ECLI:NL:RBAMS:2004:AR8196
Rechtbank Amsterdam
- Eerste aanleg - meervoudig
- H. Altinkaya
- A.J.R.M. Vermolen
- F. Salomon
- L.E. Kalff
- Rechtspraak.nl
Overlevering van een persoon op basis van een Europees aanhoudingsbevel met betrekking tot diefstal en vrijheidsberoving
In deze zaak heeft de Rechtbank Amsterdam op 17 december 2004 uitspraak gedaan over de vordering tot overlevering van een opgeëiste persoon aan de Duitse autoriteiten, naar aanleiding van een Europees aanhoudingsbevel (EAB) uitgevaardigd door de Oberstaatsanwalt Dittrich van de Staatsanwaltschaft Hechingen. De opgeëiste persoon, geboren in 1964 en met de Nederlandse nationaliteit, was op dat moment gedetineerd in Nederland. De rechtbank heeft vastgesteld dat de feiten waarvoor overlevering wordt gevraagd, te weten diefstal met geweld door twee of meer verenigde personen en medeplegen van wederrechtelijke vrijheidsbeneming, ook naar Nederlands recht strafbaar zijn. Dit is van belang voor de beoordeling van de dubbele strafbaarheid, die vereist is voor de overlevering.

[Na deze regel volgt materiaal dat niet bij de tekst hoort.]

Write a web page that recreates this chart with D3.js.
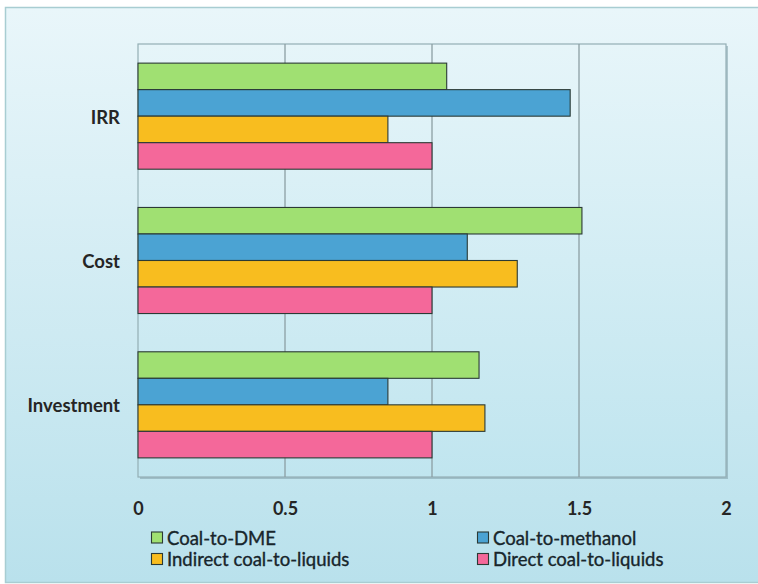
<!DOCTYPE html>
<html>
<head>
<meta charset="utf-8">
<script src="https://cdn.jsdelivr.net/npm/d3@7/dist/d3.min.js"></script>
<style>
  html, body { margin: 0; padding: 0; background: #ffffff; }
  svg { display: block; }
</style>
</head>
<body>
<svg id="chart" width="758" height="584"></svg>
<script>
// Categories, drawn top to bottom
const categories = ["IRR", "Cost", "Investment"];
// Series, in bar order within each group (top to bottom)
const seriesNames = ["Coal-to-DME", "Coal-to-methanol", "Indirect coal-to-liquids", "Direct coal-to-liquids"];
const seriesColors = ["#a0e072", "#4ba3d3", "#f8bd1f", "#f4689a"];
// Values per series, aligned with categories
const coalToDME = [1.05, 1.51, 1.16];
const coalToMethanol = [1.47, 1.12, 0.85];
const indirectCTL = [0.85, 1.29, 1.18];
const directCTL = [1.0, 1.0, 1.0];
const xTicks = [0, 0.5, 1, 1.5, 2];

const seriesValues = [coalToDME, coalToMethanol, indirectCTL, directCTL];

const svg = d3.select("#chart");
const W = 758, H = 584;
const FONT = "Lato, 'Open Sans', sans-serif";

const defs = svg.append("defs");
const bgGrad = defs.append("linearGradient").attr("id", "bgGrad")
  .attr("x1", 0).attr("y1", 0).attr("x2", 0).attr("y2", 1);
bgGrad.append("stop").attr("offset", "0%").attr("stop-color", "#e9f6fa");
bgGrad.append("stop").attr("offset", "100%").attr("stop-color", "#b9e1ec");

const plotGrad = defs.append("linearGradient").attr("id", "plotGrad")
  .attr("x1", 0).attr("y1", 0).attr("x2", 0).attr("y2", 1);
plotGrad.append("stop").attr("offset", "0%").attr("stop-color", "#e6f5f9");
plotGrad.append("stop").attr("offset", "100%").attr("stop-color", "#c0e5ef");

// Chart frame
svg.append("rect").attr("x", 0).attr("y", 0).attr("width", W).attr("height", H).attr("fill", "#ffffff");
svg.append("rect").attr("x", 5.5).attr("y", 7.5).attr("width", W).attr("height", H - 9)
  .attr("fill", "url(#bgGrad)").attr("stroke", "#a8cdd2").attr("stroke-width", 1.5);

const margin = { left: 138, top: 44, right: 758 - 726, bottom: 584 - 477 };
const pw = W - margin.left - margin.right;
const ph = H - margin.top - margin.bottom;

const x = d3.scaleLinear().domain([0, 2]).range([margin.left, margin.left + pw]);
const y0 = d3.scaleBand().domain(categories).range([margin.top, margin.top + ph]).paddingInner(0.265).paddingOuter(0.1325);
const y1 = d3.scaleBand().domain(seriesNames).range([0, y0.bandwidth()]);

// Plot area with a soft drop shadow on the right and bottom
svg.append("rect").attr("x", margin.left + 2).attr("y", margin.top + 2).attr("width", pw).attr("height", ph)
  .attr("fill", "#7f9fa8").attr("opacity", 0.55);
svg.append("rect").attr("x", margin.left).attr("y", margin.top).attr("width", pw).attr("height", ph)
  .attr("fill", "url(#plotGrad)").attr("stroke", "#93aeb4").attr("stroke-width", 1.2);

// Vertical gridlines
svg.append("g").selectAll("line").data(xTicks.slice(1, -1)).join("line")
  .attr("x1", d => x(d)).attr("x2", d => x(d))
  .attr("y1", margin.top).attr("y2", margin.top + ph)
  .attr("stroke", "#8c9ea3").attr("stroke-width", 1.3);

// Bars
const groups = svg.append("g").selectAll("g").data(categories).join("g")
  .attr("transform", d => `translate(0,${y0(d)})`);
groups.selectAll("rect")
  .data((c, ci) => seriesNames.map((s, si) => ({ s, si, v: seriesValues[si][ci] })))
  .join("rect")
  .attr("x", x(0))
  .attr("y", d => y1(d.s))
  .attr("width", d => x(d.v) - x(0))
  .attr("height", y1.bandwidth())
  .attr("fill", (d) => seriesColors[d.si])
  .attr("stroke", "#2b3a35").attr("stroke-width", 1.1);

// Category labels
svg.append("g").selectAll("text").data(categories).join("text")
  .attr("x", 120).attr("y", d => y0(d) + y0.bandwidth() / 2 + 1)
  .attr("dy", "0.35em").attr("text-anchor", "end")
  .attr("font-family", FONT).attr("font-weight", "bold")
  .attr("font-size", 18.5).attr("fill", "#252525")
  .text(d => d);

// X axis tick labels
const xAxis = d3.axisBottom(x).tickValues(xTicks).tickFormat(d3.format("")).tickSize(0).tickPadding(0);
const gx = svg.append("g").attr("transform", `translate(0,${margin.top + ph + 25})`).call(xAxis);
gx.select(".domain").remove();
gx.selectAll("text")
  .attr("font-family", FONT).attr("font-weight", "bold")
  .attr("font-size", 18).attr("fill", "#252525");

// Legend
const legendPos = [[151, 537.5], [477, 537.5], [151, 559], [477, 559]];
const lg = svg.append("g").selectAll("g").data(seriesNames).join("g")
  .attr("transform", (d, i) => `translate(${legendPos[i][0]},${legendPos[i][1]})`);
lg.append("rect").attr("x", 0.5).attr("y", -5.5).attr("width", 11).attr("height", 11)
  .attr("fill", (d, i) => seriesColors[i]).attr("stroke", "#2b3a35").attr("stroke-width", 1.1);
lg.append("text").attr("x", 16).attr("y", 1).attr("dy", "0.35em")
  .attr("font-family", FONT)
  .attr("font-size", 18.5).attr("fill", "#17252b")
  .attr("stroke", "#17252b").attr("stroke-width", 0.35)
  .text(d => d);
</script>
</body>
</html>
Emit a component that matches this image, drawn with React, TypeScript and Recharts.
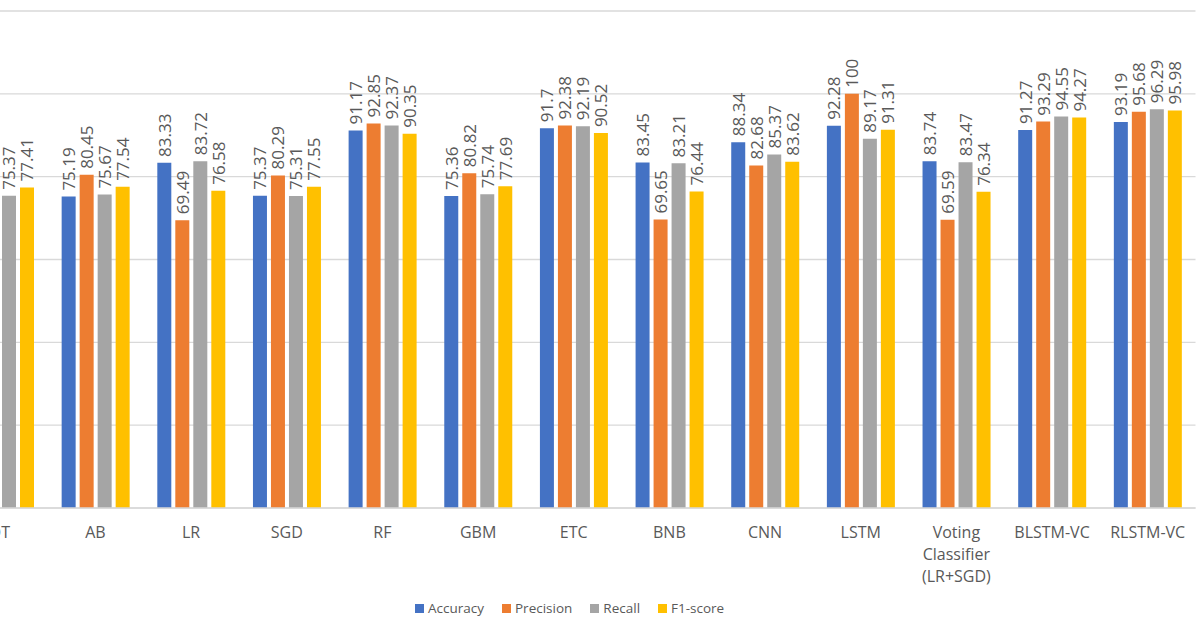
import React from 'react';
import { BarChart, Bar, XAxis, YAxis, CartesianGrid, LabelList, Legend } from 'recharts';

const categories = [
  'DT', 'AB', 'LR', 'SGD', 'RF', 'GBM', 'ETC', 'BNB', 'CNN', 'LSTM',
  'Voting Classifier (LR+SGD)', 'BLSTM-VC', 'RLSTM-VC',
];
// DT accuracy/precision are cut off in the reference: estimated
const accuracy = [75.37, 75.19, 83.33, 75.37, 91.17, 75.36, 91.7, 83.45, 88.34, 92.28, 83.74, 91.27, 93.19];
const precision = [80.31, 80.45, 69.49, 80.29, 92.85, 80.82, 92.38, 69.65, 82.68, 100, 69.59, 93.29, 95.68];
const recall = [75.37, 75.67, 83.72, 75.31, 92.37, 75.74, 92.19, 83.21, 85.37, 89.17, 83.47, 94.55, 96.29];
const f1score = [77.41, 77.54, 76.58, 77.55, 90.35, 77.69, 90.52, 76.44, 83.62, 91.31, 76.34, 94.27, 95.98];
const yTicks = [0, 20, 40, 60, 80, 100, 120];
const yMax = 120;

const seriesNames = ['Accuracy', 'Precision', 'Recall', 'F1-score'];
const seriesKeys = ['accuracy', 'precision', 'recall', 'f1'];
const seriesColors = ['#4472C4', '#ED7D31', '#A5A5A5', '#FFC000'];

const data = categories.map((c, i) => ({
  name: c,
  accuracy: accuracy[i],
  precision: precision[i],
  recall: recall[i],
  f1: f1score[i],
}));

const FONT = '"Open Sans", "Segoe UI", sans-serif';
const TEXT = '#595959';

const renderLabel = (props: any) => {
  const { x, y, width, value } = props;
  const cx = Number(x) + Number(width) / 2;
  const cy = Number(y) - 6;
  return (
    <text
      x={cx}
      y={cy}
      transform={`rotate(-90 ${cx} ${cy})`}
      textAnchor="start"
      dominantBaseline="central"
      fill={TEXT}
      fontSize={17}
      fontFamily={FONT}
    >
      {value}
    </text>
  );
};

const CategoryTick = (props: any) => {
  const { x, y, payload } = props;
  const lines = String(payload.value).split(' ');
  return (
    <text x={x} y={y} textAnchor="middle" fill={TEXT} fontSize={16} fontFamily={FONT}>
      {lines.map((l, i) => (
        <tspan key={i} x={x} dy={i === 0 ? 30 : 22}>
          {l}
        </tspan>
      ))}
    </text>
  );
};

const renderLegend = () => (
  <div
    style={{
      height: 20,
      width: 1300,
      display: 'flex',
      alignItems: 'center',
      paddingLeft: 515,
      boxSizing: 'border-box',
      fontFamily: FONT,
      fontSize: 13.5,
      color: TEXT,
    }}
  >
    {seriesNames.map((n, i) => (
      <div key={n} style={{ display: 'flex', alignItems: 'center', marginRight: 18 }}>
        <span style={{ width: 9, height: 9, background: seriesColors[i], display: 'inline-block', marginRight: 4 }} />
        <span>{n}</span>
      </div>
    ))}
  </div>
);

const gridGenerator = (props: any) => {
  const { yAxis, offset } = props;
  if (yAxis && typeof yAxis.scale === 'function') {
    return yTicks.map((t) => yAxis.scale(t));
  }
  return yTicks.map((t) => offset.top + offset.height * (1 - t / yMax));
};

export default function App() {
  return (
    <div
      style={{
        position: 'absolute',
        left: 0,
        top: 0,
        width: 1200,
        height: 628,
        overflow: 'hidden',
        background: '#ffffff',
      }}
    >
      <div style={{ position: 'absolute', left: -100, top: 0 }}>
        <BarChart
          width={1300}
          height={628}
          data={data}
          margin={{ top: 11, right: 4.5, bottom: 10, left: 52 }}
          barSize={14}
          barGap={4}
        >
          <CartesianGrid
            vertical={false}
            stroke="#d9d9d9"
            strokeWidth={1.3}
            horizontalCoordinatesGenerator={gridGenerator}
          />
          <YAxis
            domain={[0, yMax]}
            ticks={yTicks}
            width={0}
            tick={false}
            axisLine={false}
            tickLine={false}
          />
          <XAxis
            dataKey="name"
            height={90}
            interval={0}
            tickLine={false}
            tickSize={0}
            tickMargin={0}
            axisLine={{ stroke: '#d9d9d9', strokeWidth: 1.3 }}
            tick={<CategoryTick />}
          />
          <Legend verticalAlign="bottom" content={renderLegend} wrapperStyle={{ left: 0, width: 1300 }} />
          {seriesKeys.map((k, i) => (
            <Bar key={k} dataKey={k} name={seriesNames[i]} fill={seriesColors[i]} isAnimationActive={false}>
              <LabelList dataKey={k} content={renderLabel} />
            </Bar>
          ))}
        </BarChart>
      </div>
    </div>
  );
}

De rechtbank heeft in haar overwegingen ook aandacht besteed aan de garantie die door de Duitse autoriteiten is gegeven, waarin is bevestigd dat de opgeëiste persoon, indien veroordeeld, zijn straf in Nederland zal ondergaan. De rechtbank heeft vastgesteld dat de opgeëiste persoon niet kon aantonen dat hij onschuldig was aan de hem verweten feiten, en dat er geen sprake was van een vermoeden van schuld aan de feiten die in het EAB zijn omschreven.
De rechtbank heeft de overlevering toegestaan voor de feiten die naar Nederlands recht strafbaar zijn, maar heeft de overlevering geweigerd voor de feiten die in Duitsland als 'gevangenismuiterij' worden aangeduid, omdat dit feit in Nederland niet strafbaar is. De uitspraak is gedaan in het kader van de Overleveringswet, die de voorwaarden voor overlevering van verdachten tussen EU-lidstaten regelt. De rechtbank heeft geconcludeerd dat aan alle eisen van de Overleveringswet is voldaan, met uitzondering van de 'gevangenismuiterij'.